On the lack of political will to push through reform in the UN Security Council, Ms. Espinosa Garcés said it was bogged down by divisive bickering.
The 15-member UN Security Council has only five permanent members – United States, (U.S., Russia, China, France and the United Kingdom (UK).
The remaining 10 are non-permanent members that are chosen yearly for two-year terms, distributed on a regional basis as follows: five for African and Asian states; one for Eastern European states; two for the Latin American and Caribbean states; and two for Western European and other states.
The reform would have expanded the permanent seat, Nigeria has been jostling for Africa’s envisaged sole seat in the Council.
Ms. Espinosa said: “Regarding the question of UN Security Council reform, I have to say very honestly that this is one of the most complex, divisive and contentious negotiations processes at the UN.
“As you know, the reform of the Security Council is under the responsibility of the UNGA, and I have appointed two co-chairs to lead the works of the inter-governmental negotiations that have been taking place for 10 years now.
“The process of reforms started 25 years ago and the mandate to negotiate the reform came 10 years ago when I was the Ambassador of Ecuador at the UN. And at the time I thought we had a resolution to start the negotiations and with a great naivety, I thought this is going to be a process that will, perhaps be for two or three years.

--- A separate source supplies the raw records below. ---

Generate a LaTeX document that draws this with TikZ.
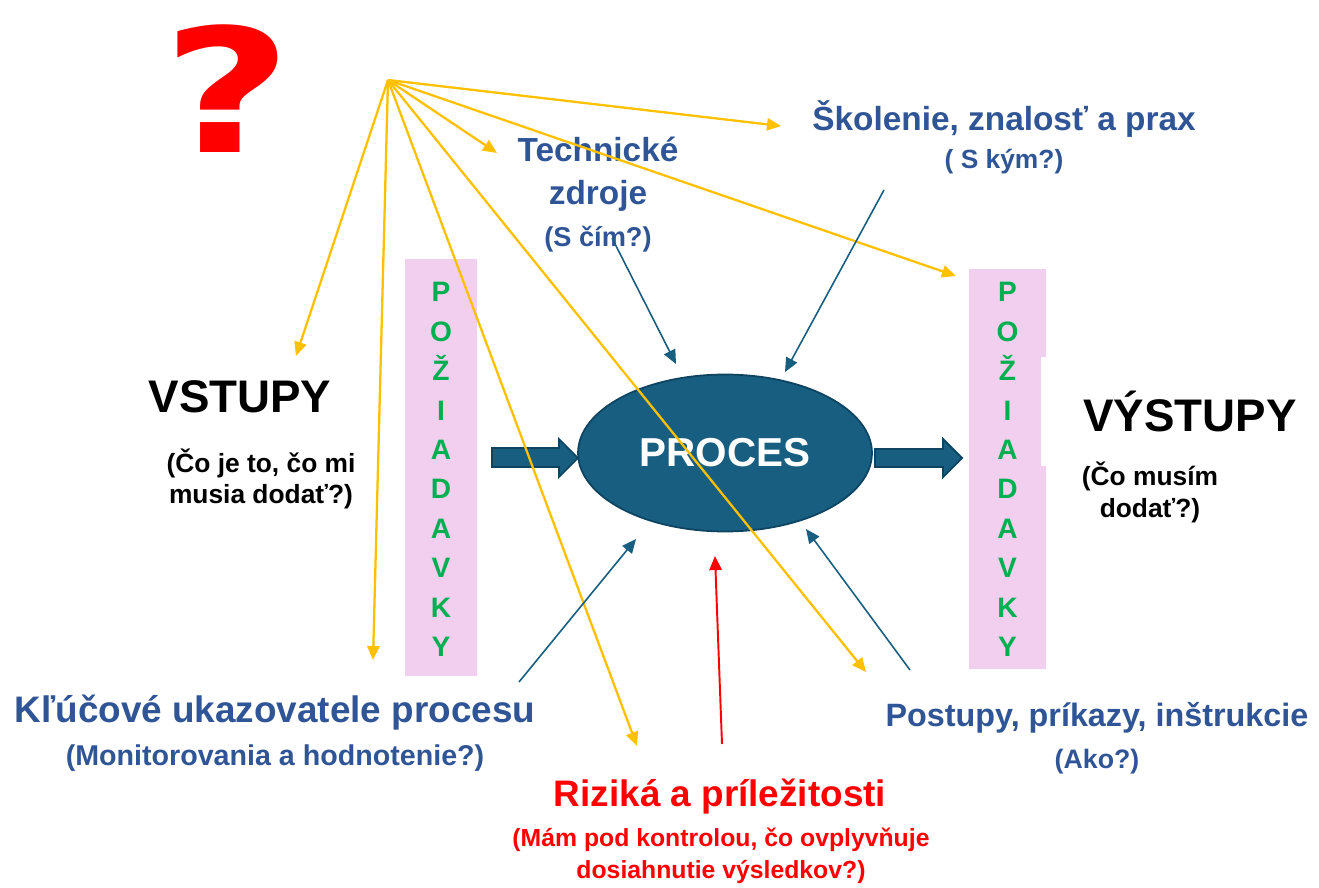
\documentclass[tikz,border=0pt]{standalone}
\usepackage{fontspec}
\setmainfont{Liberation Sans}
\newfontfamily\qmfont{DejaVu Sans}
\usetikzlibrary{arrows.meta,shapes.geometric}
\definecolor{txtblue}{HTML}{2F5597}
\definecolor{reqgreen}{HTML}{00B050}
\definecolor{reqpink}{HTML}{F2CFEE}
\definecolor{fanyellow}{HTML}{FFC000}
\definecolor{procfill}{HTML}{175E80}
\definecolor{procline}{HTML}{0E4461}
\newcommand{\fsz}[2]{\bfseries\fontsize{#1}{#2}\selectfont}
\begin{document}
\begin{tikzpicture}[x=0.02cm,y=-0.02cm,
 lbl/.style={anchor=base,inner sep=0pt,align=center},
 fan/.style={draw=fanyellow,line width=1.3pt,-{Triangle[length=8pt,width=7pt]}},
 feed/.style={draw=procfill,line width=0.9pt,-{Triangle[length=8pt,width=7pt]}},
 blk/.style={fill=procfill,draw=procline,line width=1pt},
 reqbox/.style={fill=reqpink,inner sep=0pt}]
\useasboundingbox (0,0) rectangle (1319,888);
\node[lbl,red,xscale=1.3,font=\qmfont\fsz{98}{98}] (qm) at (227,153) {?};
\node[lbl,font=\fsz{26}{31}] (in) at (240,413) {VSTUPY};
\node[lbl,font=\fsz{15}{17.6}] (inq) at (261,503) {(Čo je to, čo mi\\musia dodať?)};
\node[lbl,font=\fsz{26}{31}] (out) at (1190,432) {VÝSTUPY};
\node[lbl,font=\fsz{15}{18.7}] (outq) at (1150,518) {(Čo musím\\dodať?)};
\node[lbl,txtblue,font=\fsz{19}{24.5}] (tech) at (598,205) {Technické\\zdroje};
\node[lbl,txtblue,font=\fsz{15.5}{18}] (techq) at (598,247) {(S čím?)};
\node[lbl,txtblue,font=\fsz{19}{23}] (skol) at (1004,131) {Školenie, znalosť a prax};
\node[lbl,txtblue,font=\fsz{15}{18}] (skolq) at (1004,169) {( S kým?)};
\node[lbl,txtblue,font=\fsz{21}{25}] (kpi) at (275,722) {Kľúčové ukazovatele procesu};
\node[lbl,txtblue,font=\fsz{16.3}{19}] (kpiq) at (275,765) {(Monitorovania a hodnotenie?)};
\node[lbl,red,font=\fsz{21}{25}] (risk) at (720,806) {Riziká a príležitosti};
\node[lbl,red,font=\fsz{14.1}{18.1}] (riskq) at (721,878) {(Mám pod kontrolou, čo ovplyvňuje\\dosiahnutie výsledkov?)};
\node[lbl,txtblue,font=\fsz{18.4}{22}] (post) at (1097,726) {Postupy, príkazy, inštrukcie};
\node[lbl,txtblue,font=\fsz{15.2}{18}] (postq) at (1097,768) {(Ako?)};
\node[reqbox,minimum width=1.44cm,minimum height=8.34cm] (reqL) at (441,467.5) {};
\node[reqbox,minimum width=1.54cm,minimum height=8cm] (reqR) at (1007.5,469) {};
\fill[white] (1041,357) rectangle (1046,466);
\foreach \c [count=\i from 0] in {P,O,Ž,I,A,D,A,V,K,Y} {
 \node[lbl,reqgreen,font=\fsz{16}{19}] (reqL\i) at (441,302+39.4*\i) {\c};
 \node[lbl,reqgreen,font=\fsz{16}{19}] (reqR\i) at (1007.5,302+39.4*\i) {\c};
}
\draw[blk] (492,448) -- (559,448) -- (559,439) -- (578,458) -- (559,477) -- (559,467) -- (492,467) -- cycle;
\draw[blk] (875,449) -- (943,449) -- (943,439) -- (962,458) -- (943,477) -- (943,467) -- (875,467) -- cycle;
\node[ellipse,fill=procfill,draw=procline,line width=1pt,minimum width=5.88cm,minimum height=3.14cm,inner sep=0pt,text=white,font=\fsz{23}{27}] (proc) at (725,453) {PROCES};
\coordinate (hub) at (388,80);
\coordinate (yIn) at (296,356);
\coordinate (yKpi) at (373,660);
\coordinate (yTech) at (497,153);
\coordinate (ySkol) at (781,126);
\coordinate (yReq) at (956,276);
\coordinate (yRisk) at (637,746);
\coordinate (yPost) at (866,672);
\foreach \p in {yIn,yKpi,yTech,ySkol,yReq,yRisk,yPost}
 \draw[fan] (hub) -- (\p);
\coordinate (fTech) at (612,238);
\coordinate (fSkol) at (884,190);
\coordinate (fKpi) at (519,682);
\coordinate (fPost) at (910,670);
\coordinate (fRisk) at (722,744);
\draw[feed] (fTech) -- (676,364);
\draw[feed] (fSkol) -- (785,372);
\draw[feed] (fKpi) -- (636,539);
\draw[feed] (fPost) -- (806,529);
\draw[red,line width=1.1pt,-{Triangle[length=8pt,width=7pt]}] (fRisk) -- (715,556);
\end{tikzpicture}
\end{document}
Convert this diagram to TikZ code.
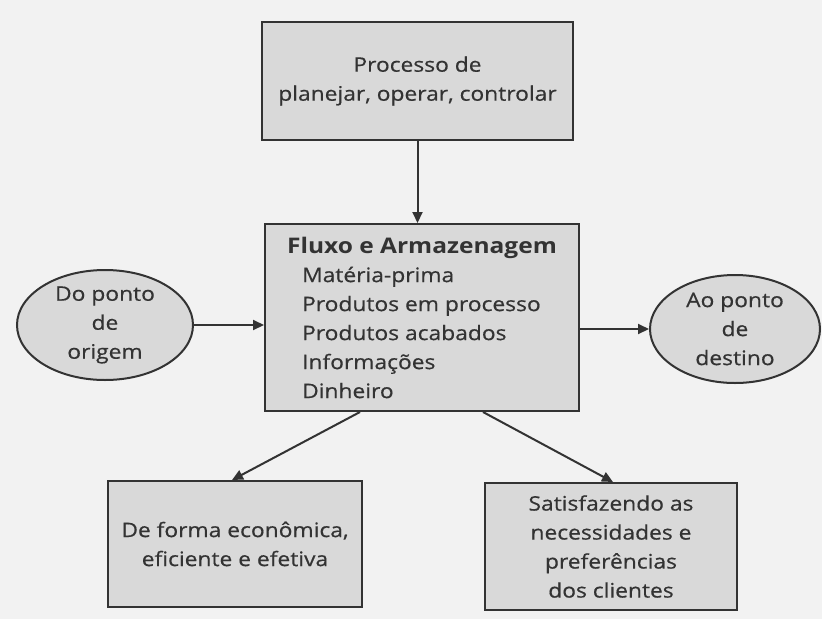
\documentclass[tikz,border=0pt]{standalone}
\usepackage{fontspec}
\setmainfont{Open Sans}[FakeStretch=1.14]
\newfontfamily\bodyfont{Open Sans}[FakeStretch=1.14, FakeBold=0.5]
\newfontfamily\titlefont{Open Sans}[FakeStretch=1.14]
\usetikzlibrary{shapes.geometric,arrows.meta}
\definecolor{ink}{HTML}{333333}
\definecolor{boxfill}{HTML}{D9D9D9}
\definecolor{page}{HTML}{F2F2F2}
\tikzset{
  box/.style={rectangle, draw=ink, line width=2pt, fill=boxfill, inner sep=0pt,
    text=ink, align=center, font=\bodyfont\fontsize{20}{29}\selectfont},
  oval/.style={ellipse, draw=ink, line width=2pt, fill=boxfill, inner sep=0pt,
    text=ink, align=center, font=\bodyfont\fontsize{20}{29}\selectfont},
  conn/.style={draw=ink, line width=2pt, -{Triangle[length=11pt,width=10pt]}}
}
\begin{document}
\begin{tikzpicture}[x=1pt,y=-1pt]
\fill[page] (0,0) rectangle (822,619);
\useasboundingbox (0,0) rectangle (822,619);

\node[box, minimum width=311pt, minimum height=118pt] (top) at (417.5,81)
  {Processo de\\planejar, operar, controlar};

\node[box, minimum width=314pt, minimum height=187pt, align=left] (main) at (422,317.5)
  {{\titlefont\bfseries\fontsize{21.5}{29}\selectfont Fluxo e Armazenagem}\\
   \hspace*{15pt}Matéria-prima\\
   \hspace*{15pt}Produtos em processo\\
   \hspace*{15pt}Produtos acabados\\
   \hspace*{15pt}Informações\\
   \hspace*{15pt}Dinheiro};

\node[oval, minimum width=176pt, minimum height=110pt] (orig) at (105,325)
  {Do ponto\\de\\origem};

\node[oval, minimum width=170pt, minimum height=108pt] (dest) at (735,329)
  {Ao ponto\\de\\destino};

\node[box, minimum width=254pt, minimum height=126pt] (econ) at (235,544)
  {De forma econômica,\\eficiente e efetiva};

\node[box, minimum width=252pt, minimum height=127pt] (satis) at (611,546.5)
  {Satisfazendo as\\necessidades e\\preferências\\dos clientes};

\draw[conn] (top.south) -- (top.south |- main.north);
\draw[conn] (orig.east) -- (orig.east -| main.west);
\draw[conn] (main.east |- dest.west) -- (dest.west);
\draw[conn] ([xshift=-62pt]main.south) -- ([xshift=-3pt]econ.north);
\draw[conn] ([xshift=61pt]main.south) -- ([xshift=2pt]satis.north);
\end{tikzpicture}
\end{document}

“Ten years later, I have to say that there is no consensus, there are very different views and positions regarding the reform process. As we know, we need consensus to advance reforms.
“This is one of the issues where my work as the president is to lead to make sure that we agree on the fundamentals to ensure that the process is inclusive and transparent. That the outcome of the reform is going to depend very much on the political will of member states themselves.
“Then, of course, the African position is well known and there are also different groups that also have different positions; we are trying to bring them together and find a common denominator.
“And the common denominator is that the Security Council has to deliver more and better because they have the main responsibility to deliver on peace and security agenda of the organisation.”
Speaking on the humanitarian needs around the Lake Chad area and the role of the UN, the UNGA President said the global body would deploy its capacities in conjunction with governments of the Lake Chad Basin to improve humanitarian aid to meet the people’s need.
She said: “I have specific numbers on how much, specific coverage and people but everything we do is in strict and close coordination with the governments of the Lake Chad Basin.
“As you know, the UN has signed a five-year UN cooperation framework with Nigeria whereby $4.5 million will, channelled there, according to the Nigerian government’s priorities.”
Ms. Espinosa, who is UNGA’s 73rd President, was also quoted to have praised President Buhari’s leadership of ECOWAS, and of the Lake Chad Basin Commission, pledging to call the attention of the international community to the “hurting effects” of the Lake Chad problem, and other issues raised by the Nigerian leader.
According to a Presidency statement issued at the end of the meeting at the State House, the UNGA President also praised Nigeria for rehabilitating the UN building in Abuja, which was destroyed by Boko Haram insurgents during an attack in August 2011.
She commended Nigeria for being a key part of the UN system, saying the country was well respected in the global body, as “Nigeria is a major troops’ contributor to peace keeping operations, and a major part of the human rights architecture”.